Properties of $\bigcap_{p > 1} \ell_p$ Consider the following space of sequences $$\left\{a=(a_n)_{n\in\mathbb{N}}:a\in\bigcap_{p>1}\ell_p, a_n\in\mathbb{R}\right\}$$ What are some of its properties? What is its relation to $\ell_1$ and $\ell_\infty$?
 A: Obviously, $\ell_\infty\supset\ell_p\supset\ell_1$ ($p>1$), and $\bigcap_{p>1}\ell_p\supset\ell_1$, but $\bigcap_{p>1}\ell_p\ne\ell_1$, because the sequence $x_k=\frac{1}{k}$ belongs to each $\ell_p$ ($p>1$), but not to $\ell_1$.
A: Sergei Akbarov showed that $E:=\bigcap_{p>1}\ell_p$ strictly contains $\ell_1$. Actually, we can associate to each element $x$ of $E$ the non-decreasing sequence $s(x):=\left(\lVert x\rVert_{\ell_{1+n^{-1}}},n\geqslant 1\right)$.
An element of $E$ is in $\ell_1$ if and only if $s(x)$ is bounded.

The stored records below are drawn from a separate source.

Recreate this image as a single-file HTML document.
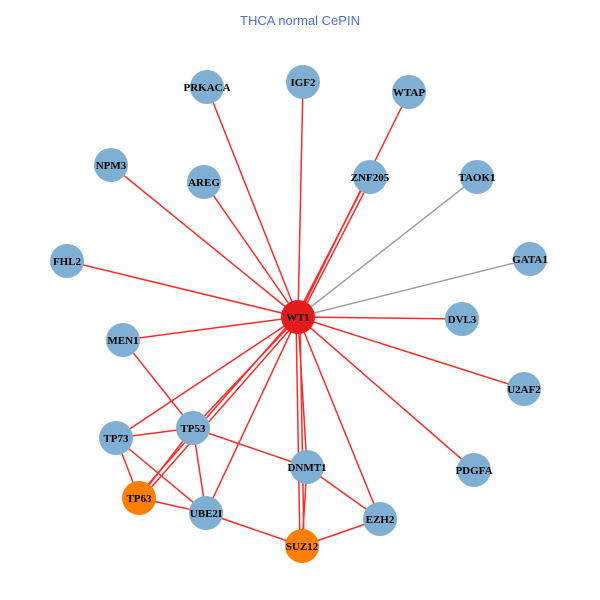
<!DOCTYPE html>
<html><head><style>body{margin:0;background:#fff}svg{display:block}</style></head><body>
<svg width="600" height="600" xmlns="http://www.w3.org/2000/svg">
<rect width="600" height="600" fill="#fff"/>
<text x="300" y="25" text-anchor="middle" font-family="Liberation Sans, sans-serif" font-size="13" fill="#4a6fe3">THCA normal CePIN</text>
<g stroke="#ff2a2a" stroke-width="1.5">
<line x1="298" y1="317" x2="207" y2="87"/>
<line x1="298" y1="317" x2="303" y2="82"/>
<line x1="298" y1="317" x2="409" y2="92"/>
<line x1="296" y1="317" x2="368" y2="177"/>
<line x1="300" y1="317" x2="372" y2="177"/>
<line x1="298" y1="317" x2="111" y2="165"/>
<line x1="298" y1="317" x2="204" y2="182"/>
<line x1="298" y1="317" x2="67" y2="261"/>
<line x1="298" y1="317" x2="462" y2="319"/>
<line x1="298" y1="317" x2="123" y2="340"/>
<line x1="298" y1="317" x2="524" y2="389"/>
<line x1="298" y1="317" x2="193" y2="428"/>
<line x1="298" y1="317" x2="116" y2="438"/>
<line x1="296" y1="316" x2="137" y2="497"/>
<line x1="300" y1="318" x2="141" y2="499"/>
<line x1="298" y1="317" x2="206" y2="513"/>
<line x1="298" y1="317" x2="307" y2="467"/>
<line x1="296" y1="317" x2="300" y2="546"/>
<line x1="300" y1="317" x2="304" y2="546"/>
<line x1="298" y1="317" x2="380" y2="519"/>
<line x1="298" y1="317" x2="474" y2="470"/>
<line x1="123" y1="340" x2="193" y2="428"/>
<line x1="116" y1="438" x2="193" y2="428"/>
<line x1="116" y1="438" x2="139" y2="498"/>
<line x1="116" y1="438" x2="206" y2="513"/>
<line x1="193" y1="428" x2="139" y2="498"/>
<line x1="193" y1="428" x2="206" y2="513"/>
<line x1="193" y1="428" x2="307" y2="467"/>
<line x1="139" y1="498" x2="206" y2="513"/>
<line x1="206" y1="513" x2="302" y2="546"/>
<line x1="307" y1="467" x2="380" y2="519"/>
<line x1="307" y1="467" x2="302" y2="546"/>
<line x1="302" y1="546" x2="380" y2="519"/>
</g>
<g stroke="#a0a0a0" stroke-width="1.5">
<line x1="298" y1="317" x2="477" y2="177"/>
<line x1="298" y1="317" x2="530" y2="259"/>
</g>
<g fill="#7fafd2">
<circle cx="207" cy="87" r="17"/><circle cx="303" cy="82" r="17"/><circle cx="409" cy="92" r="17"/>
<circle cx="111" cy="165" r="17"/><circle cx="204" cy="182" r="17"/><circle cx="370" cy="177" r="17"/>
<circle cx="477" cy="177" r="17"/><circle cx="67" cy="261" r="17"/><circle cx="530" cy="259" r="17"/>
<circle cx="462" cy="319" r="17"/><circle cx="123" cy="340" r="17"/><circle cx="524" cy="389" r="17"/>
<circle cx="193" cy="428" r="17"/><circle cx="116" cy="438" r="17"/><circle cx="307" cy="467" r="17"/>
<circle cx="474" cy="470" r="17"/><circle cx="206" cy="513" r="17"/><circle cx="380" cy="519" r="17"/>
</g>
<circle cx="298" cy="317" r="17" fill="#e41a1c"/>
<circle cx="139" cy="498" r="17" fill="#ff7f00"/>
<circle cx="302" cy="546" r="17" fill="#ff7f00"/>
<g font-family="Liberation Serif, serif" font-weight="bold" font-size="11" text-anchor="middle" fill="#000">
<text x="207" y="91">PRKACA</text><text x="303" y="86">IGF2</text><text x="409" y="96">WTAP</text>
<text x="111" y="169">NPM3</text><text x="204" y="186">AREG</text><text x="370" y="181">ZNF205</text>
<text x="477" y="181">TAOK1</text><text x="67" y="265">FHL2</text><text x="530" y="263">GATA1</text>
<text x="462" y="323">DVL3</text><text x="123" y="344">MEN1</text><text x="524" y="393">U2AF2</text>
<text x="193" y="432">TP53</text><text x="116" y="442">TP73</text><text x="307" y="471">DNMT1</text>
<text x="474" y="474">PDGFA</text><text x="206" y="517">UBE2I</text><text x="380" y="523">EZH2</text>
<text x="298" y="321">WT1</text><text x="139" y="502">TP63</text><text x="302" y="550">SUZ12</text>
</g>
</svg>
</body></html>
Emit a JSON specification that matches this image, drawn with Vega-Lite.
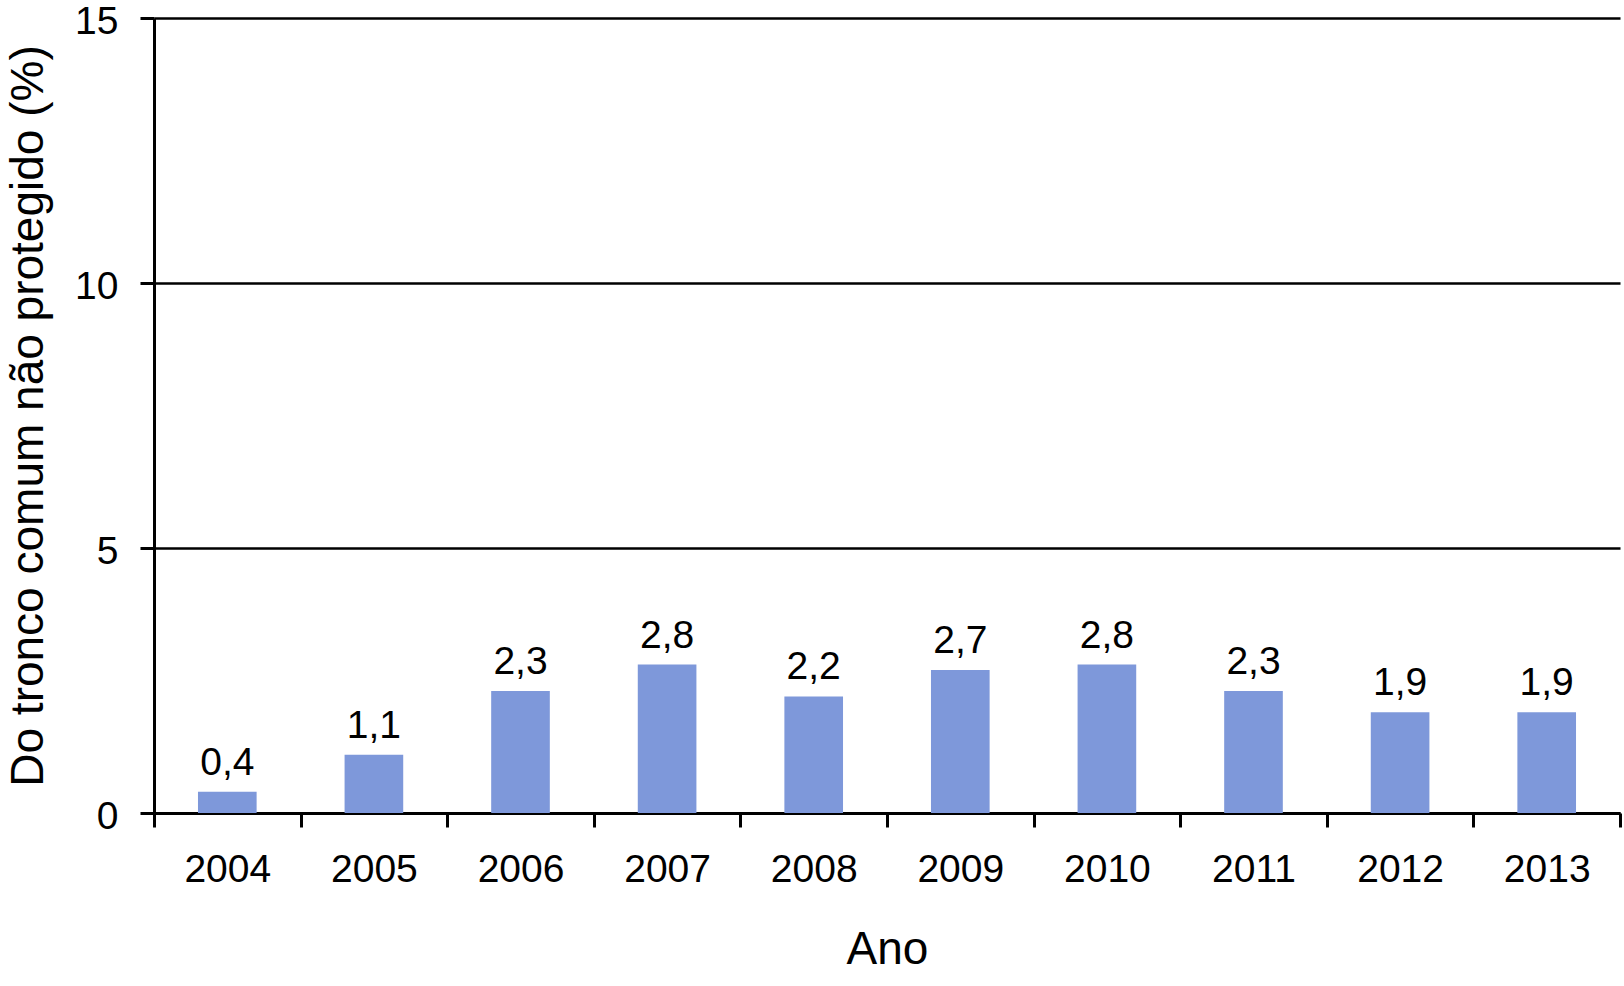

A: Another way to look is to consider weak  $l^p$ spaces http://en.wikipedia.org/wiki/Lp_space#Weak_Lp
Note $\#\{i:\ |x(i)| > t\} \leq \frac{\|x\|_p^p}{t^p}$ by Markov's inequality. In this case $\#$ denotes cardinality. Then if we define an alternative norm by $\|x\|_{p,w} \leq \sup_t t (\#\{|x(i)| > t\})^{1/p}$, then $l^p$ is contained in weak $l^p$, let's call it $l^{p,w}$. The reverse is not true: the sequence $x_n = 1/n$ is in weak $l^1$ but not $l^1$.
So now there is another question to ask: If $l^1$ is not in the intersection, what about weak $l^1$? 
Edit 1:
Can show weak $l^1$ is in the intersection: Suppose $\#\{i: |x(i)|>t\} \leq C/t$.
$\sum_i |x_i|^p < \|x\|_\infty^p |\#\{|x_i| > \|x\|_\infty/2 \}| + \frac{\|x\|_\infty^p}{2^p} |\#\{|x_i| > \|x\|_\infty/4\}| + \ldots \leq 2\|x\|_\infty^{p-1} \sum_{k\geq 0} 2^{-k(p-1)} < \infty$
for $p>1$.
The idea is that weak $l^1$ sequences are necessarily bounded (check definition), and we can group the sum into pieces that cut the sequence values in dyadic ranges (powers of 2).
So now, is the intersection equal to weak $l^1$?
Edit 2: Wellp, this is negative. Consider the sequence where  $2^{-k}$ appears $k 2^k$ times. This won't be in weak $l^1$, but is in all the $l^p$ spaces. Fun...
Edit 3: For some reason this problem is just fun to play around with. Maybe this is a possibility: Suppose as Davide suggests, we look at the norms as $p$ tends to $1$, let's use $s_x(p) = \|x\|_p$.  For our common example $x_n = 1/n$, we note (roughly) that $s_x(p) \sim 1/(p-1)$ (motivation is comparison to corresponding integral). Then does this characterize the intersection, that $(p-1) s_x(p)$ be bounded as $p \to 1$?